Variation in temperature can affect the expression of a variety of important fitness‐related behaviours, including those involved with mate attraction and selection, with consequences for the coordination of mating across variable environments. We examined how temperature influences the expression of male mating signals and female mate preferences—as well as the relationship between how male signals and female mate preferences change across temperatures (signal–preference temperature coupling)—in Enchenopa binotata treehoppers. These small plant‐feeding insects communicate using plantborne vibrations, and our field surveys indicate they experience significant natural variation in temperature during the mating season. We tested for signal–preference temperature coupling in four populations of E. binotata by manipulating temperature in a controlled laboratory environment.
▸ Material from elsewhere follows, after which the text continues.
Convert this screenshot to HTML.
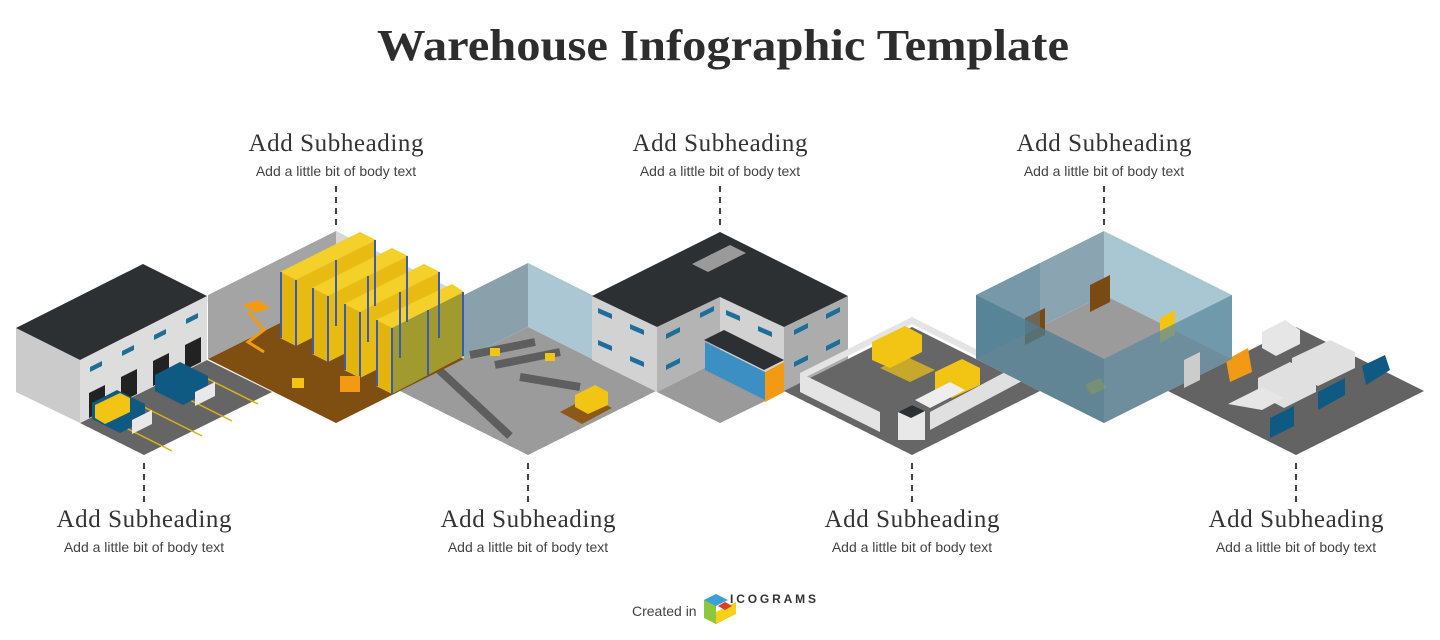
<!DOCTYPE html>
<html><head><meta charset="utf-8"><style>
html,body{margin:0;padding:0;background:#fff;width:1440px;height:640px;overflow:hidden}
svg{display:block}
</style></head><body>
<svg width="1440" height="640" viewBox="0 0 1440 640" xmlns="http://www.w3.org/2000/svg">
<text x="723" y="60" text-anchor="middle" font-family="Liberation Serif, serif" font-weight="bold" font-size="44" textLength="692" lengthAdjust="spacingAndGlyphs" fill="#2d2d2d">Warehouse Infographic Template</text>

<g font-family="Liberation Serif, serif" font-size="25" fill="#333" text-anchor="middle">
<text x="336" y="151" textLength="175">Add Subheading</text>
<text x="720" y="151" textLength="175">Add Subheading</text>
<text x="1104" y="151" textLength="175">Add Subheading</text>
<text x="144" y="527" textLength="175">Add Subheading</text>
<text x="528" y="527" textLength="175">Add Subheading</text>
<text x="912" y="527" textLength="175">Add Subheading</text>
<text x="1296" y="527" textLength="175">Add Subheading</text>
</g>
<g font-family="Liberation Sans, sans-serif" font-size="14" fill="#444" text-anchor="middle">
<text x="336" y="176">Add a little bit of body text</text>
<text x="720" y="176">Add a little bit of body text</text>
<text x="1104" y="176">Add a little bit of body text</text>
<text x="144" y="552">Add a little bit of body text</text>
<text x="528" y="552">Add a little bit of body text</text>
<text x="912" y="552">Add a little bit of body text</text>
<text x="1296" y="552">Add a little bit of body text</text>
</g>
<g stroke="#444" stroke-width="2" stroke-dasharray="6,5">
<line x1="336" y1="186" x2="336" y2="226"/><line x1="720" y1="186" x2="720" y2="226"/><line x1="1104" y1="186" x2="1104" y2="226"/>
<line x1="144" y1="463" x2="144" y2="505"/><line x1="528" y1="463" x2="528" y2="505"/><line x1="912" y1="463" x2="912" y2="505"/><line x1="1296" y1="463" x2="1296" y2="505"/>
</g>

<!-- cube3 conveyor -->
<polygon points="400,391 528,327 528,263 400,327" fill="#8aa0aa"/>
<polygon points="528,263 656,327 656,391 528,327" fill="#aac7d3"/>
<polygon points="400,391 528,327 656,391 528,455" fill="#9b9b9b"/>
<g stroke="#5e5e5e" stroke-width="8" fill="none">
<line x1="437" y1="368" x2="510" y2="436"/>
<line x1="470" y1="355" x2="535" y2="342"/>
<line x1="495" y1="365" x2="560" y2="352"/>
<line x1="520" y1="377" x2="580" y2="387"/>
</g>
<polygon points="560,412 590,396 612,408 582,424" fill="#8b5a16"/>
<polygon points="575,395 595,385 608,392 608,405 588,414 575,407" fill="#f2c414"/>
<rect x="490" y="348" width="10" height="8" fill="#f2c414"/><rect x="545" y="353" width="10" height="8" fill="#f2c414"/>

<!-- cube2 warehouse -->
<polygon points="208,359 336,295 336,231 208,295" fill="#a4a4a4"/>
<polygon points="336,231 464,295 464,359 336,295" fill="#d6d6d6"/>
<polygon points="208,359 336,295 464,359 336,423" fill="#7f4f12"/>
<!-- racks -->
<g>
<polygon points="280,272 296,280 376,240 360,232" fill="#f5cf2a"/>
<polygon points="280,272 296,280 296,346 280,338" fill="#e3b40e"/>
<polygon points="296,280 376,240 376,306 296,346" fill="#e8bb12"/>
<polygon points="312,288 328,296 408,256 392,248" fill="#f5cf2a"/>
<polygon points="312,288 328,296 328,362 312,354" fill="#e3b40e"/>
<polygon points="328,296 408,256 408,322 328,362" fill="#e8bb12"/>
<polygon points="344,304 360,312 440,272 424,264" fill="#f5cf2a"/>
<polygon points="344,304 360,312 360,378 344,370" fill="#e3b40e"/>
<polygon points="360,312 440,272 440,338 360,378" fill="#e8bb12"/>
<polygon points="376,320 392,328 464,292 452,284" fill="#f5cf2a"/>
<polygon points="376,320 392,328 392,394 376,386" fill="#e3b40e"/>
<polygon points="392,328 464,292 464,356 392,394" fill="#a19a2e"/>
<g stroke="#3a5bb0" stroke-width="2">
<line x1="281" y1="272" x2="281" y2="338"/><line x1="296" y1="280" x2="296" y2="346"/><line x1="336" y1="260" x2="336" y2="326"/><line x1="375" y1="240" x2="375" y2="306"/>
<line x1="313" y1="288" x2="313" y2="354"/><line x1="328" y1="296" x2="328" y2="362"/><line x1="368" y1="276" x2="368" y2="342"/><line x1="407" y1="256" x2="407" y2="322"/>
<line x1="345" y1="304" x2="345" y2="370"/><line x1="360" y1="312" x2="360" y2="378"/><line x1="400" y1="292" x2="400" y2="358"/><line x1="439" y1="272" x2="439" y2="338"/>
<line x1="377" y1="320" x2="377" y2="386"/><line x1="392" y1="328" x2="392" y2="394"/><line x1="428" y1="310" x2="428" y2="375"/><line x1="463" y1="292" x2="463" y2="356"/>
</g>
</g>
<polygon points="243,305 258,300 270,308 255,313" fill="#f29a14"/>
<path d="M248 312 L264 330 L248 342 L264 352" stroke="#f29a14" stroke-width="3" fill="none"/>
<rect x="340" y="376" width="20" height="16" fill="#f29a14"/>
<rect x="292" y="378" width="12" height="10" fill="#f2c414"/>

<!-- cube1 building -->
<polygon points="80,423 207,360 272,392 144,455" fill="#656565"/>
<g stroke="#d8b21a" stroke-width="1.5"><line x1="110" y1="420" x2="172" y2="451"/><line x1="140" y1="405" x2="202" y2="436"/><line x1="170" y1="390" x2="232" y2="421"/><line x1="200" y1="375" x2="258" y2="404"/></g>
<polygon points="16,328 80,360 80,423 16,392" fill="#cbcbcb"/>
<polygon points="80,360 207,296 207,360 80,423" fill="#dddddd"/>
<polygon points="16,328 143,264 207,296 80,360" fill="#2d3033"/>
<g fill="#1e6e9a"><polygon points="90,367 102,361 102,366 90,372"/><polygon points="122,351 134,345 134,350 122,356"/><polygon points="154,335 166,329 166,334 154,340"/><polygon points="186,319 198,313 198,318 186,324"/></g>
<polygon points="185,345 201,337 201,362 185,370" fill="#222"/>
<polygon points="153,361 169,353 169,378 153,386" fill="#222"/>
<polygon points="121,377 137,369 137,394 121,402" fill="#222"/>
<polygon points="89,393 105,385 105,410 89,418" fill="#222"/>
<polygon points="155,375 180,362 208,376 208,392 183,405 155,391" fill="#0e5a82"/>
<polygon points="195,392 215,382 215,396 195,406" fill="#e8e8e8"/>
<polygon points="92,403 117,390 145,404 145,420 120,433 92,419" fill="#0e5a82"/>
<polygon points="95,405 120,393 130,398 130,412 105,424 95,418" fill="#f2c414"/>
<polygon points="132,420 152,410 152,424 132,434" fill="#e8e8e8"/>

<!-- cube4 building -->
<polygon points="657,392 720,360 784,392 720,423" fill="#9a9a9a"/>
<polygon points="592,296 657,327 657,392 592,360" fill="#d2d2d2"/>
<polygon points="657,327 720,297 720,360 657,392" fill="#b4b4b4"/>
<polygon points="720,297 784,327 784,392 720,360" fill="#d2d2d2"/>
<polygon points="784,327 848,296 848,360 784,392" fill="#acacac"/>
<polygon points="592,296 720,232 848,296 784,327 720,297 657,327" fill="#2d3033"/>
<polygon points="692,264 712,254 728,262 708,272" fill="#9a9a9a"/><polygon points="710,255 730,245 746,253 726,263" fill="#9a9a9a"/>
<polygon points="704,340 724,330 784,360 764,370" fill="#2d3033"/>
<polygon points="705,342 765,372 765,400 705,370" fill="#3b8fc2"/>
<polygon points="765,372 784,362 784,392 765,402" fill="#f29a14"/>
<g fill="#1e6e9a"><polygon points="598,308 612,314 612,319 598,313"/><polygon points="630,324 644,330 644,335 630,329"/><polygon points="598,340 612,346 612,351 598,345"/><polygon points="630,356 644,362 644,367 630,361"/><polygon points="666,334 680,327 680,332 666,339"/><polygon points="666,365 680,358 680,363 666,370"/><polygon points="700,313 714,306 714,311 700,318"/><polygon points="726,310 740,316 740,321 726,315"/><polygon points="758,326 772,332 772,337 758,331"/><polygon points="794,330 808,323 808,328 794,335"/><polygon points="826,314 840,307 840,312 826,319"/><polygon points="794,362 808,355 808,360 794,367"/><polygon points="826,346 840,339 840,344 826,351"/></g>

<!-- cube5 yard -->
<polygon points="784,391 912,327 1040,391 912,455" fill="#666"/>
<polygon points="800,373 912,317 1024,373 1024,380 912,324 800,380" fill="#e4e4e4"/>
<polygon points="800,373 800,392 880,432 880,412" fill="#e4e4e4"/>
<polygon points="930,430 1024,380 1024,362 930,412" fill="#e0e0e0"/>
<polygon points="872,342 905,326 922,335 922,352 890,368 872,360" fill="#f2c414"/>
<polygon points="935,372 962,359 980,368 980,385 952,398 935,390" fill="#f2c414"/>
<polygon points="880,368 905,356 935,370 910,382" fill="#f2c414" opacity="0.7"/>
<polygon points="915,400 950,382 965,390 930,408" fill="#eee"/>
<polygon points="898,412 912,405 925,411 925,440 898,440" fill="#e8e8e8"/>
<polygon points="898,412 912,405 925,411 911,418" fill="#2d3033"/>

<!-- cube7 parking -->
<polygon points="1168,391 1296,327 1424,391 1296,455" fill="#636363"/>
<polygon points="1262,332 1285,320 1300,330 1300,344 1276,356 1262,348" fill="#e6e6e6"/>
<polygon points="1258,378 1290,362 1316,376 1316,392 1284,408 1258,394" fill="#e0e0e0"/>
<polygon points="1292,358 1330,340 1355,352 1355,368 1318,386 1292,372" fill="#e0e0e0"/>
<polygon points="1228,404 1262,387 1284,398 1262,410" fill="#e6e6e6"/>
<polygon points="1270,418 1294,406 1294,426 1270,438" fill="#0e5a82"/>
<polygon points="1318,392 1345,378 1345,395 1318,410" fill="#0e5a82"/>
<polygon points="1362,366 1385,355 1390,370 1366,385" fill="#0e5a82"/>
<polygon points="1226,360 1248,348 1252,372 1230,382" fill="#f29a14"/>

<!-- cube6 office glass -->
<polygon points="976,295 1104,231 1104,295 976,359" fill="#8aa4b1"/>
<polygon points="1104,231 1232,295 1232,359 1104,295" fill="#a9c7d3"/>
<polygon points="976,359 1104,295 1232,359 1104,423" fill="#9b9b9b"/>
<polygon points="1090,285 1110,275 1110,302 1090,312" fill="#7a4a14"/>
<polygon points="1025,318 1045,308 1045,335 1025,345" fill="#7a4a14"/>
<polygon points="1160,318 1175,310 1175,335 1160,343" fill="#f2c414"/>
<polygon points="1085,385 1100,378 1106,388 1091,395" fill="#f2c414"/>
<polygon points="976,295 1040,263 1040,327 976,359" fill="#5d8aa0" opacity="0.45"/>
<polygon points="976,295 1104,359 1104,423 976,359" fill="#4f7d93" opacity="0.75"/>
<polygon points="1104,359 1232,295 1232,359 1104,423" fill="#5f8a9f" opacity="0.75"/>
<polygon points="1184,360 1200,352 1200,380 1184,388" fill="#ccc"/>

<!-- footer -->
<text x="632" y="616" font-family="Liberation Sans, sans-serif" font-size="14" fill="#444">Created in</text>
<polygon points="704,600 716,594 716,612 728,618 716,624 704,618" fill="#8dc63f"/>
<polygon points="704,600 716,594 728,600 716,606" fill="#3aa0d8"/>
<polygon points="716,612 736,602 736,614 716,624" fill="#f7d117"/>
<polygon points="718,606 725,602 732,606 725,610" fill="#e03a2a"/>
<text x="730" y="603" font-family="Liberation Sans, sans-serif" font-weight="bold" font-size="12" textLength="86" fill="#333">ICOGRAMS</text>
</svg>
</body></html>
We measured the frequency of male signals—the trait for which females show strongest preference—and female peak preference—the signal frequency most preferred by females—across a range of biologically relevant temperatures (18°C–36°C). We found a strong effect of temperature on both male signals and female preferences, which generated signal–preference temperature coupling within each population. Even in a population in which male signals mismatched female preferences, the temperature coupling reinforces predicted directional selection across all temperatures. Additionally, we found similar thermal sensitivity in signals and preferences across populations even though populations varied in the mean frequency of male signals and female peak preference. Together, these results suggest that temperature variation should not affect the action of sexual selection via female choice, but rather should reinforce stabilizing selection in populations with signal–preference matches, and directional selection in those with signal–preference mismatches. Finally, we do not predict that thermal variation will disrupt the coordination of mating in this species by generating signal–preference mismatches at thermal extremes.